Once Upon a Time in the West does something kind of similar to For a Few Dollars More, with it slowly taking its time to showcase just why one character wants revenge on another, and then the final duel involving the pair of them clashing. Maybe it’s the fact that it’s more drawn out here, and that the music used is even better, but Once Upon a Time in the West probably does it all even better than For a Few Dollars More.

You’re really spoiled here, because the opening scene of Once Upon a Time in the West is also an all-timer, and is technically another showdown. There are quite a few set pieces sprinkled throughout this slow-paced (but never boring) movie, and each of them could technically qualify as a great shootout or showdown. But it’s the final one – between Frank and Harmonica – that stands as the greatest in the overall movie, and up there among the very best of all time, too.

1

‘The Good, the Bad and the Ugly’ (1966)

The Good, the Bad and the Ugly - 1966 (1) Image via Produzioni Europee Associati

The Mexican standoff to end all Mexican standoffs, The Good, the Bad and the Ugly expertly builds up to a massive three-way showdown between the three characters alluded to in the film’s title, and it’s immense. The first time you watch the movie, it’s one of the most suspenseful sequences you’ll ever experience, since it feels like there are so many ways a showdown of this kind can go, depending on who shoots first, and who each person chooses to target.

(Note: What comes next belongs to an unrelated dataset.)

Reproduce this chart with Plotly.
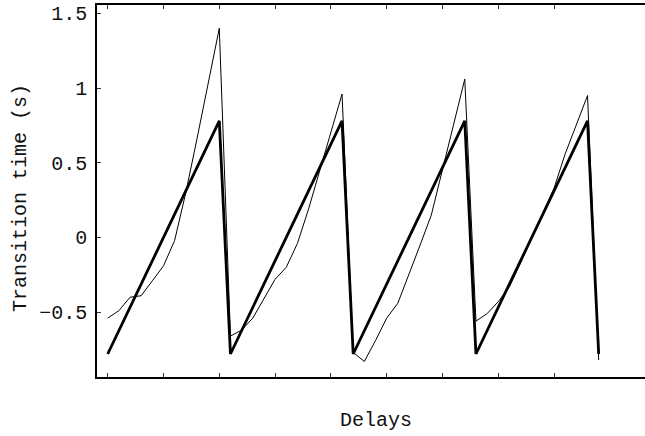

On a rewatch and in hindsight, it’s somewhat funny how suspenseful it is, since you learn that the game was rigged by “the Good,” and it was always going to a certain way, so long as “the Bad” didn’t shoot first. The showdown here works on both counts, as something undeniably thrilling initially and then darkly funny/silly if you revisit the film (but even then, it’s still easy to get swept up in – and blown away by – the editing, music, and flow of the sequence).